革新的、本格派。

【この作品は"ガチ"である。】
読み始めは"エルフの過激派テロリスト"というワードが概念として斬新だったのですが

本作は、それ"だけ"では終わりません。

この作品、いわゆる
"皆がジャンルの共通認識としているテンプレ"

それを少し弄っただけの
"出オチなインパクト"に留まらない
"ガチの作り込み"を作品の随所で見せてくれます。


【主人公、勇者。】
勇者という概念は古今東西、数多のファンタジー作品で使い倒されて来ましたが、今作の"勇者"……何かが違う
いや、何かもう"色々と違う"。

序章の冒頭において彼は、命令されて動く
"勇者というコードネームを与えられている者"という立場で物語はスタートします。

ね? もう既に様子が違うでしょう?

そして……

"エルフが出てくる様な作品"の主人公なのに、彼の装備は"光線銃 兼 ビームブレード""というSFじみたガジェット……

「……どうなってんの?この世界」と思う事でしょう

そう、この作品は"世界" からして色々と違うんです。


【なぜ? の裏付け】
エルフ、ドワーフ、オークの様な"よくある要素"と"明らかに違う物"が同居している所から来る「何故そうなっているのか」という部分は物語が進むにつれ"裏付け"がされて行きます。

本作、というより"この作者の凄み"は

"設定の為の設定"を作らない事。

ドラマと精密に連動させる
"物語の為の設定"を出せるセンスと、
それを用いた壮大かつ綿密なシナリオ構築能力にあります。

それが、"革新的本格派"たる所以なのです。


【作者は"強い女メーカー"である。

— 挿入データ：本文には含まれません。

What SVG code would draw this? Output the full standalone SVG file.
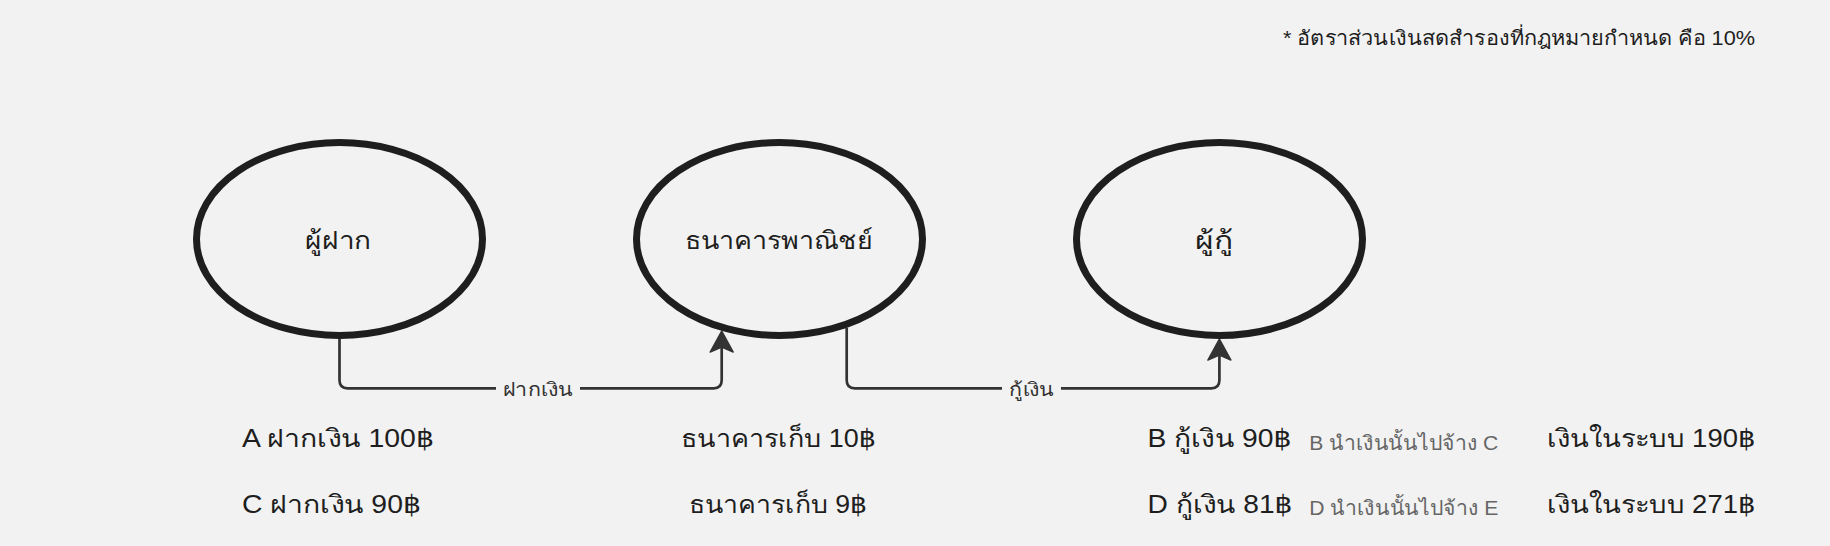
<svg xmlns="http://www.w3.org/2000/svg" width="1830" height="546" viewBox="0 0 1830 546">
<style>
  .bg { fill: #f2f2f2; }
  .node { fill: #f2f2f2; stroke: #1e1e1e; stroke-width: 7; }
  .ntext { font-family: "Liberation Sans", "Noto Sans", "DejaVu Sans", sans-serif; font-size: 25px; fill: #1e1e1e; text-anchor: middle; }
  .t { font-family: "Liberation Sans", "Noto Sans", "DejaVu Sans", sans-serif; font-size: 25px; fill: #1e1e1e; }
  .tc { text-anchor: middle; }
  .gray { font-size: 20px; fill: #666666; }
  .note { font-size: 20px; }
  .edge { fill: none; stroke: #333333; stroke-width: 2.7; }
  .lblbg { fill: #f2f2f2; }
  .lbl { font-family: "Liberation Sans", "Noto Sans", "DejaVu Sans", sans-serif; font-size: 19px; fill: #333333; text-anchor: middle; }
</style>
<defs>
  <marker id="arrow" markerUnits="userSpaceOnUse" viewBox="-23 -13 26 26" markerWidth="26" markerHeight="26" refX="-10" refY="0" orient="auto" overflow="visible">
    <path d="M0,0 L-21,-11.5 L-16,0 L-21,11.5 Z" fill="#333333" stroke="#333333" stroke-width="1.5" stroke-linejoin="round"/>
  </marker>
</defs>
<rect class="bg" x="0" y="0" width="1830" height="546"/>

<g id="connectors">
  <g id="edge-deposit">
    <path class="edge" d="M339.5 339 V380.3 Q339.5 388.3 347.5 388.3 H713.7 Q721.7 388.3 721.7 380.3 V341" marker-end="url(#arrow)"/>
    <rect class="lblbg" x="496" y="376" width="84" height="26"/>
    <text class="lbl" x="538" y="396" textLength="70" lengthAdjust="spacingAndGlyphs">ฝากเงิน</text>
  </g>
  <g id="edge-loan">
    <path class="edge" d="M846.7 328 V380.3 Q846.7 388.3 854.7 388.3 H1211.4 Q1219.4 388.3 1219.4 380.3 V349" marker-end="url(#arrow)"/>
    <rect class="lblbg" x="1002" y="376" width="59" height="26"/>
    <text class="lbl" x="1031.5" y="396" textLength="45" lengthAdjust="spacingAndGlyphs">กู้เงิน</text>
  </g>
</g>

<g id="node-depositor">
  <ellipse class="node" cx="339.5" cy="239" rx="143" ry="96.5"/>
  <text class="ntext" x="338" y="249" textLength="66" lengthAdjust="spacingAndGlyphs">ผู้ฝาก</text>
</g>
<g id="node-bank">
  <ellipse class="node" cx="779.5" cy="239" rx="143" ry="96.5"/>
  <text class="ntext" x="778.7" y="249" textLength="188" lengthAdjust="spacingAndGlyphs">ธนาคารพาณิชย์</text>
</g>
<g id="node-borrower">
  <ellipse class="node" cx="1219.5" cy="239" rx="143" ry="96.5"/>
  <text class="ntext" x="1214.3" y="249" textLength="38" lengthAdjust="spacingAndGlyphs">ผู้กู้</text>
</g>

<g id="notes">
  <text class="t note" x="1283" y="45" textLength="472" lengthAdjust="spacingAndGlyphs">* อัตราส่วนเงินสดสำรองที่กฎหมายกำหนด คือ 10%</text>
  <text class="t" x="242" y="447" textLength="192" lengthAdjust="spacingAndGlyphs">A ฝากเงิน 100฿</text>
  <text class="t" x="242" y="512.5" textLength="179" lengthAdjust="spacingAndGlyphs">C ฝากเงิน 90฿</text>
  <text class="t" x="681" y="447" textLength="195" lengthAdjust="spacingAndGlyphs">ธนาคารเก็บ 10฿</text>
  <text class="t" x="689" y="512.5" textLength="178" lengthAdjust="spacingAndGlyphs">ธนาคารเก็บ 9฿</text>
  <text class="t" x="1147.5" y="447" textLength="144" lengthAdjust="spacingAndGlyphs">B กู้เงิน 90฿</text>
  <text class="t gray" x="1309.3" y="450" textLength="189" lengthAdjust="spacingAndGlyphs">B นำเงินนั้นไปจ้าง C</text>
  <text class="t" x="1547" y="447" textLength="208.5" lengthAdjust="spacingAndGlyphs">เงินในระบบ 190฿</text>
  <text class="t" x="1147.5" y="512.5" textLength="145" lengthAdjust="spacingAndGlyphs">D กู้เงิน 81฿</text>
  <text class="t gray" x="1309.3" y="515" textLength="189" lengthAdjust="spacingAndGlyphs">D นำเงินนั้นไปจ้าง E</text>
  <text class="t" x="1547" y="512.5" textLength="208.5" lengthAdjust="spacingAndGlyphs">เงินในระบบ 271฿</text>
</g>
</svg>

】
強いんです、女性キャラが。
それは時に戦闘能力という意味でもあり、人格的な強さでもあります。

この作者が描く強い女は

"男主人公を引き立てる為の噛ませ犬"では無い。

"取って付けたような弱み"で安易なギャップ萌えを狙わない。

だから、キャラの格が落ちない。
"強い女"という存在を愛しているのです。

それでいて作者は"実際に書ける本格派"なので、主人公を空気にさせず、見事に立たせているのです。

「具体的にはどうやって?」と思った方、
それは是非とも本編で体感して頂きたい。


【長寿キャラ】
例えば"エルフ"などの長寿設定のキャラクターがいたとします。

"こういった世界に生きていて"
"実はこの様なバックボーンがあり"
"このぐらい長く生きられる種族"
ならば"こういう物言いをする"

そういったシミュレーションの精度がかなり高いのも、流石は"本格派"と言えます。

この"強い女"と"長寿キャラ"は作品というより作者の特色であり、それは本作でも遺憾なく発揮されています。


【主人公のバトル描写】

能力、スキル、ステータス……
言い方は様々ですが、今や"戦うファンタジー"には欠かせない物です。

……が、そこはやはり"革新的本格派"。

いわゆる、"チート"では無い。

スキルだのステータスだのゲームじみた単語は使わない。

それでいて、"単なる時流への逆張り"で終わっていない。

……レビュー冒頭で「出オチなインパクト」という言い方をしましたが、そういった"インスタントな派手さ"が無い代わりに"駆け引きのあるバトル"を展開させる要素となっています。

その特性上、"やけに丁度良い現実感"があり、上記の"主人公の装備"同様にファンタジーらしくない設定でもありますが、なんと

"文字媒体との相性も良い"

バトルになる度に……いや、実はそれ以外のドラマパートでも"絶妙な作用"をしてくれるのです。

……能力の内容は、本編読み始めればすぐに分かりますので敢えてここでは伏せておきます。

この凄み、是非とも本編で体感して頂きたいです。(2度目)



……この様な長いレビューにお付き合い下さり、ありがとうございました。
神田大和 氏とその作品群が

"こういうのが読みたかった"
という人たちに届いてくれる事を願います。